** Start of Listed records **

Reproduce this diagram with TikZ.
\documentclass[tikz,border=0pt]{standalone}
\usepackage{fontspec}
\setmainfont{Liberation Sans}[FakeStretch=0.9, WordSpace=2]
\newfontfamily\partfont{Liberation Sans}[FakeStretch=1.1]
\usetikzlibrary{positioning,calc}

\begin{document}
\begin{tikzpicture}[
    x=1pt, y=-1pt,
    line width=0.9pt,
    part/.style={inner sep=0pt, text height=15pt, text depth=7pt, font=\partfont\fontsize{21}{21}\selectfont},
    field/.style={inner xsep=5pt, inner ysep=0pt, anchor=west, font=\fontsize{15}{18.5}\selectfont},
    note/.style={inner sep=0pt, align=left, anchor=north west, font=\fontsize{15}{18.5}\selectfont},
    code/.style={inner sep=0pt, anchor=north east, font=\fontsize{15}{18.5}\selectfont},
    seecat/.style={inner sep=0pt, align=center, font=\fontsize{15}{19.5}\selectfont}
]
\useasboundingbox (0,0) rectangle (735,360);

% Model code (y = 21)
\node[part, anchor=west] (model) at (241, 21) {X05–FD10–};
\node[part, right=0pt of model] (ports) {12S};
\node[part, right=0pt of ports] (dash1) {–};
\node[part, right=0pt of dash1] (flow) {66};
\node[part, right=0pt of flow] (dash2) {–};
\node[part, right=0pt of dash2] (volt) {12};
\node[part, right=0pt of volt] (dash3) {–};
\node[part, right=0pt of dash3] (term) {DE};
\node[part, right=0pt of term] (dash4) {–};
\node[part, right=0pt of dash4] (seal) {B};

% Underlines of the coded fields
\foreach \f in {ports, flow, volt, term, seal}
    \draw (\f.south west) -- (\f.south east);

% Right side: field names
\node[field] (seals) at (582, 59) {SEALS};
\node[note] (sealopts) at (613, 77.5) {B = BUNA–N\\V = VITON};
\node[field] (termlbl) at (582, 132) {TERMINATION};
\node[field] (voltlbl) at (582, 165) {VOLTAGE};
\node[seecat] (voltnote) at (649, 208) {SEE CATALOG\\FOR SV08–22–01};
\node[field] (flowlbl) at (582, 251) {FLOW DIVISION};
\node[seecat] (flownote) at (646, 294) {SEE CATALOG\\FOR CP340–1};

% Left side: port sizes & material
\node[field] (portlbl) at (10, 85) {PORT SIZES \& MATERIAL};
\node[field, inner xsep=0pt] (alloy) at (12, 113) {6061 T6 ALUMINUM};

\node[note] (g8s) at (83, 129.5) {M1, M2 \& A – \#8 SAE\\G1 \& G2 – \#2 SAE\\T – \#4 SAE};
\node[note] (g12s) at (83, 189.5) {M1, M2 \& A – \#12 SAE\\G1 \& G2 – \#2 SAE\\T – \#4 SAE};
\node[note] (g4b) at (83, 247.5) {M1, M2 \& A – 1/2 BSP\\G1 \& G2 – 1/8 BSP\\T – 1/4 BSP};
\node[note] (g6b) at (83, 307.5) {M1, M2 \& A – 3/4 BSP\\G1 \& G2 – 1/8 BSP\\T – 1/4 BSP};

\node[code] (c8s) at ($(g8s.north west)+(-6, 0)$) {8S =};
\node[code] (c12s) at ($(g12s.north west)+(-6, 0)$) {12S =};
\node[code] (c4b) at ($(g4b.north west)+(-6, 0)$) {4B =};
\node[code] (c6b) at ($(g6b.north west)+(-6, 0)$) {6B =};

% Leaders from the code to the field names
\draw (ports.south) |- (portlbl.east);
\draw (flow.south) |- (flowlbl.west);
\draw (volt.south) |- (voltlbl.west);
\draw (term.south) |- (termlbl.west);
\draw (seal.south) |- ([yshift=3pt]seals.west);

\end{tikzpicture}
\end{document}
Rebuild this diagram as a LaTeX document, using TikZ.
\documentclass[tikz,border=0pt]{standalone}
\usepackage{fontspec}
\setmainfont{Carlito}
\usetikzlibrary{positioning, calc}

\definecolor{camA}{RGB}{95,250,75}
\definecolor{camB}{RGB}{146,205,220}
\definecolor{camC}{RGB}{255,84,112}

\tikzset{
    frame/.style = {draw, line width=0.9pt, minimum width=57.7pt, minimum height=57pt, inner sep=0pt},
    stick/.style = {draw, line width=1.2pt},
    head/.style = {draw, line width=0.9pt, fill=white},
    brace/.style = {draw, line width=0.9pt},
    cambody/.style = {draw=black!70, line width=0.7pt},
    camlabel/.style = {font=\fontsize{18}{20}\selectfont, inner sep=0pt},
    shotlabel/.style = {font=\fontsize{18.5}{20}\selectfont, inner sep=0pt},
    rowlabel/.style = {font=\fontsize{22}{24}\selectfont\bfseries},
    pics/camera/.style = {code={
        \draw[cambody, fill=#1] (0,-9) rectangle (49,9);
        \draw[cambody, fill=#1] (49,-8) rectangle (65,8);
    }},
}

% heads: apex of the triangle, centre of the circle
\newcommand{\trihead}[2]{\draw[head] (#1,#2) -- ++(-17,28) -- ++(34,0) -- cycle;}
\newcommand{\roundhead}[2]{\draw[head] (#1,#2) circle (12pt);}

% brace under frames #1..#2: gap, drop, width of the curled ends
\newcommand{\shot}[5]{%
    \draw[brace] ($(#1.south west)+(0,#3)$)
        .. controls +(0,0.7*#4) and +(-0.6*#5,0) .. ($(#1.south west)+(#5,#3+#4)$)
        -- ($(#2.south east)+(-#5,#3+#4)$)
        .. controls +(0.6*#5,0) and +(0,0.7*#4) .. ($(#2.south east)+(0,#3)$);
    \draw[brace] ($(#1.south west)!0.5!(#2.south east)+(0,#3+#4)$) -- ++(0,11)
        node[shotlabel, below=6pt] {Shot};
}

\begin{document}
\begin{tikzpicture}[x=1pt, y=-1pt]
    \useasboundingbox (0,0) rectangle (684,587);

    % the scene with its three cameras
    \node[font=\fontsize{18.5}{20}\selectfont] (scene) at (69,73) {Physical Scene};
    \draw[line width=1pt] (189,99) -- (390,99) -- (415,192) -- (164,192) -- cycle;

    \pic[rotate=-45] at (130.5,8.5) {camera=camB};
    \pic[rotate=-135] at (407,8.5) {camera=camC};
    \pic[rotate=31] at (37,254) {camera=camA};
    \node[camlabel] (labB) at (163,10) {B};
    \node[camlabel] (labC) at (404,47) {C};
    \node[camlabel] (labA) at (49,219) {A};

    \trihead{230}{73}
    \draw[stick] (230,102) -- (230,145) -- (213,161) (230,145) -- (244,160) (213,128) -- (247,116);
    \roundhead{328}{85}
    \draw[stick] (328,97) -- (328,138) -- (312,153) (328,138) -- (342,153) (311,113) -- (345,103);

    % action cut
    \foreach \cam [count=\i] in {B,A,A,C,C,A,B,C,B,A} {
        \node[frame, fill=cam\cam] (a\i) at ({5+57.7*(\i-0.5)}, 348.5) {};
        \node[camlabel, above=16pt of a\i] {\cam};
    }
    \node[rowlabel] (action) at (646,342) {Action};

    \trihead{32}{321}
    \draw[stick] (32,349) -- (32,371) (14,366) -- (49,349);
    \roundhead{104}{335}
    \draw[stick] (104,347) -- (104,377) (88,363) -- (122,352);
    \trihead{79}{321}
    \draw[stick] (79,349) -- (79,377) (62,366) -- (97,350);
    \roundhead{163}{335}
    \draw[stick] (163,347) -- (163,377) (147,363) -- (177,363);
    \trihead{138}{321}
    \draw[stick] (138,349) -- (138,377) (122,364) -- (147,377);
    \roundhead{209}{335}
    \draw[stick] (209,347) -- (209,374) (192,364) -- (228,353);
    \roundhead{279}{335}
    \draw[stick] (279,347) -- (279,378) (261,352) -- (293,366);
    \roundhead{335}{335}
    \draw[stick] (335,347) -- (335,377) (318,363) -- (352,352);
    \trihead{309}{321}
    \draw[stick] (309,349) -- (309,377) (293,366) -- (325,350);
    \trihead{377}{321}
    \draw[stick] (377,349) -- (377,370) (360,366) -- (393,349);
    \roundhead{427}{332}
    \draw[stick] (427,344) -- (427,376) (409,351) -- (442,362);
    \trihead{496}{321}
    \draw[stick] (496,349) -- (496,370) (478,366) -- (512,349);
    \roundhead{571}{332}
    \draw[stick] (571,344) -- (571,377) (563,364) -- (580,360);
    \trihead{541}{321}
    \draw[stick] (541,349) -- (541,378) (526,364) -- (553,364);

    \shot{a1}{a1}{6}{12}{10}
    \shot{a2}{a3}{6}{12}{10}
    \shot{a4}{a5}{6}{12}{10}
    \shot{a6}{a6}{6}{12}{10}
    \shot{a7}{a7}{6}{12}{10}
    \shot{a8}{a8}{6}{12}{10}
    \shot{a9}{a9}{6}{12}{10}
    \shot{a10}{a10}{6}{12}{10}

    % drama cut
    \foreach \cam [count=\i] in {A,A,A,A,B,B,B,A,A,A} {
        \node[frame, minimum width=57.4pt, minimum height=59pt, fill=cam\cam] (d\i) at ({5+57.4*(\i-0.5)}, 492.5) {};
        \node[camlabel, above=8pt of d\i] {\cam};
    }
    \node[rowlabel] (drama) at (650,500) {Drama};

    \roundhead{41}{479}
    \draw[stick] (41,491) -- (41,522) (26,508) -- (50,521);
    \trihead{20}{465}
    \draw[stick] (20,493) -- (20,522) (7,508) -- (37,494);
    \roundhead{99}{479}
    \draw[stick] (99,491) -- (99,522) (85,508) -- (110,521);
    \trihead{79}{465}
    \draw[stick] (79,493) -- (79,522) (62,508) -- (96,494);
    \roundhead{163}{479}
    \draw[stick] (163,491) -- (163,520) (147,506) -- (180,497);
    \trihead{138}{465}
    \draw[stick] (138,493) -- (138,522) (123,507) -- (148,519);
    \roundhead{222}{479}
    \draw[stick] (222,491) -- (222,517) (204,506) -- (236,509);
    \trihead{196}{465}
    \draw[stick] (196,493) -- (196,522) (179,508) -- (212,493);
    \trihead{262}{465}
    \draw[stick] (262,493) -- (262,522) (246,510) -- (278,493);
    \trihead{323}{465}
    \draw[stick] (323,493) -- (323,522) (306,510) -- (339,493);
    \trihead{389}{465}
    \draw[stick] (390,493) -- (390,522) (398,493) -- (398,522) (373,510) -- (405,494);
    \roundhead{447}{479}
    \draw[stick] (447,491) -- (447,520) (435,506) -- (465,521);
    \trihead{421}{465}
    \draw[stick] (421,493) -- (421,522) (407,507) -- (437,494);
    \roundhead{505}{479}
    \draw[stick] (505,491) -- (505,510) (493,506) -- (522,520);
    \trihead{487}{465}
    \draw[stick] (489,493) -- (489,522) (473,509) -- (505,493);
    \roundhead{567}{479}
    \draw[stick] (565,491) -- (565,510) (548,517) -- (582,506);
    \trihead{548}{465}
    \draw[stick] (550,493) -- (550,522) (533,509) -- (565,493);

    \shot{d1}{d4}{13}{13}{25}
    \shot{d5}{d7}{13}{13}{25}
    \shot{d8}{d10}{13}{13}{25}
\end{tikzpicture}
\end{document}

** End of Listed records **

Copy out exactly the lines from the one with "Rebuild this diagram" through the one with "(labA) at (49,219)", counting both ends, and no other lines.

Final result:
Rebuild this diagram as a LaTeX document, using TikZ.
\documentclass[tikz,border=0pt]{standalone}
\usepackage{fontspec}
\setmainfont{Carlito}
\usetikzlibrary{positioning, calc}

\definecolor{camA}{RGB}{95,250,75}
\definecolor{camB}{RGB}{146,205,220}
\definecolor{camC}{RGB}{255,84,112}

\tikzset{
    frame/.style = {draw, line width=0.9pt, minimum width=57.7pt, minimum height=57pt, inner sep=0pt},
    stick/.style = {draw, line width=1.2pt},
    head/.style = {draw, line width=0.9pt, fill=white},
    brace/.style = {draw, line width=0.9pt},
    cambody/.style = {draw=black!70, line width=0.7pt},
    camlabel/.style = {font=\fontsize{18}{20}\selectfont, inner sep=0pt},
    shotlabel/.style = {font=\fontsize{18.5}{20}\selectfont, inner sep=0pt},
    rowlabel/.style = {font=\fontsize{22}{24}\selectfont\bfseries},
    pics/camera/.style = {code={
        \draw[cambody, fill=#1] (0,-9) rectangle (49,9);
        \draw[cambody, fill=#1] (49,-8) rectangle (65,8);
    }},
}

% heads: apex of the triangle, centre of the circle
\newcommand{\trihead}[2]{\draw[head] (#1,#2) -- ++(-17,28) -- ++(34,0) -- cycle;}
\newcommand{\roundhead}[2]{\draw[head] (#1,#2) circle (12pt);}

% brace under frames #1..#2: gap, drop, width of the curled ends
\newcommand{\shot}[5]{%
    \draw[brace] ($(#1.south west)+(0,#3)$)
        .. controls +(0,0.7*#4) and +(-0.6*#5,0) .. ($(#1.south west)+(#5,#3+#4)$)
        -- ($(#2.south east)+(-#5,#3+#4)$)
        .. controls +(0.6*#5,0) and +(0,0.7*#4) .. ($(#2.south east)+(0,#3)$);
    \draw[brace] ($(#1.south west)!0.5!(#2.south east)+(0,#3+#4)$) -- ++(0,11)
        node[shotlabel, below=6pt] {Shot};
}

\begin{document}
\begin{tikzpicture}[x=1pt, y=-1pt]
    \useasboundingbox (0,0) rectangle (684,587);

    % the scene with its three cameras
    \node[font=\fontsize{18.5}{20}\selectfont] (scene) at (69,73) {Physical Scene};
    \draw[line width=1pt] (189,99) -- (390,99) -- (415,192) -- (164,192) -- cycle;

    \pic[rotate=-45] at (130.5,8.5) {camera=camB};
    \pic[rotate=-135] at (407,8.5) {camera=camC};
    \pic[rotate=31] at (37,254) {camera=camA};
    \node[camlabel] (labB) at (163,10) {B};
    \node[camlabel] (labC) at (404,47) {C};
    \node[camlabel] (labA) at (49,219) {A};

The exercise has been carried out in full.